ESG Integration in Scoring Models
Sustainability criteria are becoming increasingly important in supplier scores. Environmental, Social, and Governance factors are integrated as independent evaluation dimensions in order to meet the growing requirements for sustainable procurement.
Conclusion
Supplier scores are indispensable tools for modern supplier management and enable objective, data-driven decisions in procurement. The systematic evaluation of supplier performance creates transparency, identifies optimization potential, and strengthens strategic partnerships. With increasing digitalization and AI integration, scoring systems are becoming even more precise and enable proactive supplier management for sustainable procurement success.
FAQ
How is a supplier score calculated?
A supplier score is calculated through the weighted evaluation of various performance criteria. Typical factors include quality, delivery performance, price, and service, which are weighted differently depending on the company strategy. The individual evaluations are aggregated into an overall score, usually on a scale of 0-100 points.
What data is needed for the evaluation?
Both quantitative and qualitative data are required for meaningful scores.
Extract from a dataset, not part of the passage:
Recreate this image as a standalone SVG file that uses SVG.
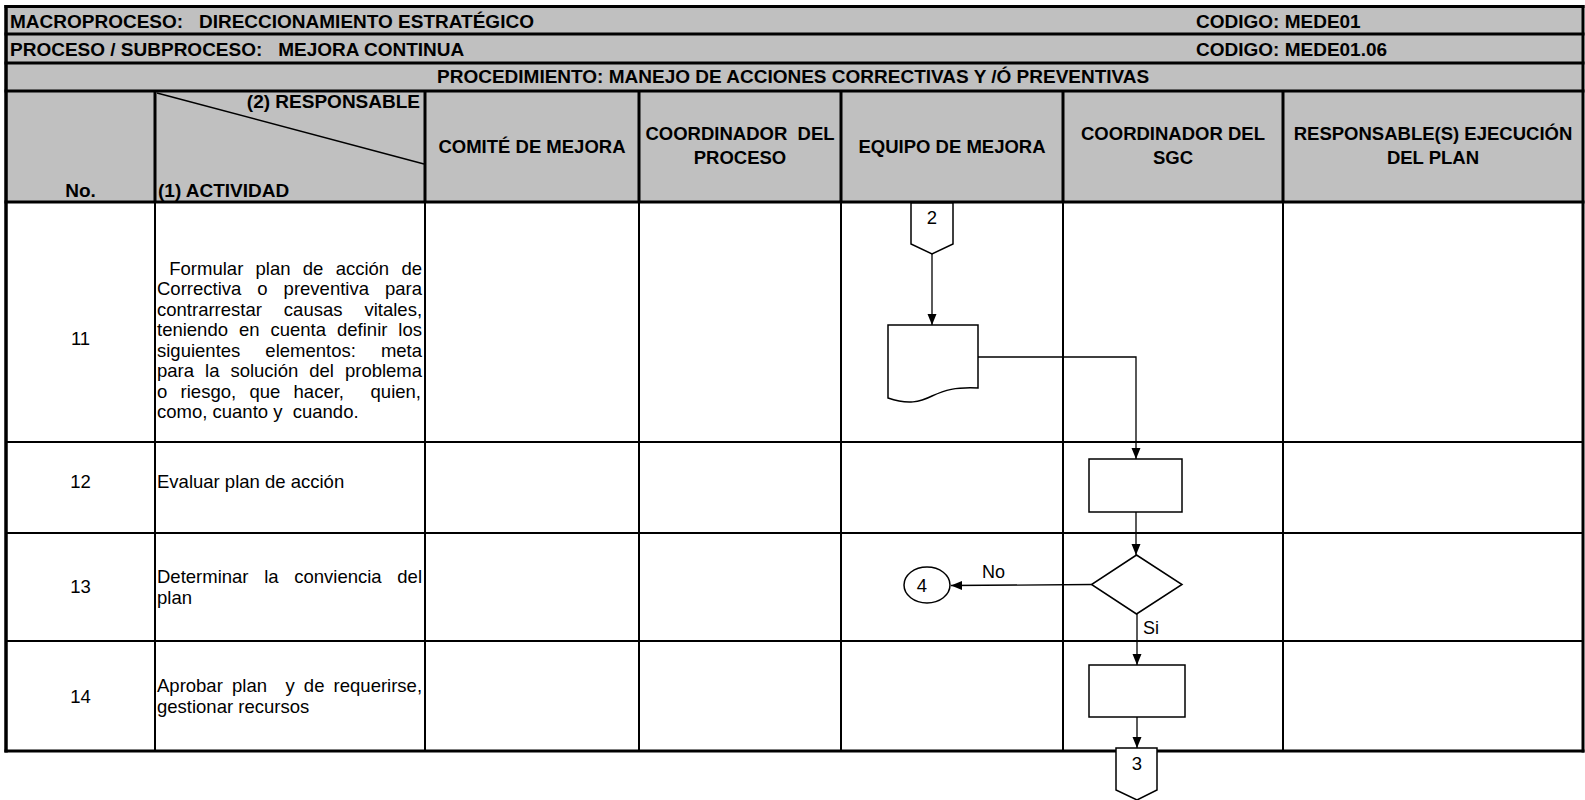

This includes delivery dates, quality metrics, invoice accuracy, price variances, and service evaluations. The data usually comes from ERP systems, quality management systems, and direct supplier evaluations by internal stakeholders.
How often should supplier scores be updated?
The update frequency depends on the criticality of the suppliers and the available data sources. Strategic suppliers are typically evaluated monthly or quarterly, while less critical suppliers are evaluated semi-annually or annually. Automated systems enable continuous updates when new data becomes available.
What are the benefits of systematic scoring?
Systematic supplier scores enable objective comparisons, data-based decisions, and early risk detection. They support strategic supplier development, improve the negotiating position, and create transparency in supplier evaluation. They also make it easier to communicate performance expectations to suppliers.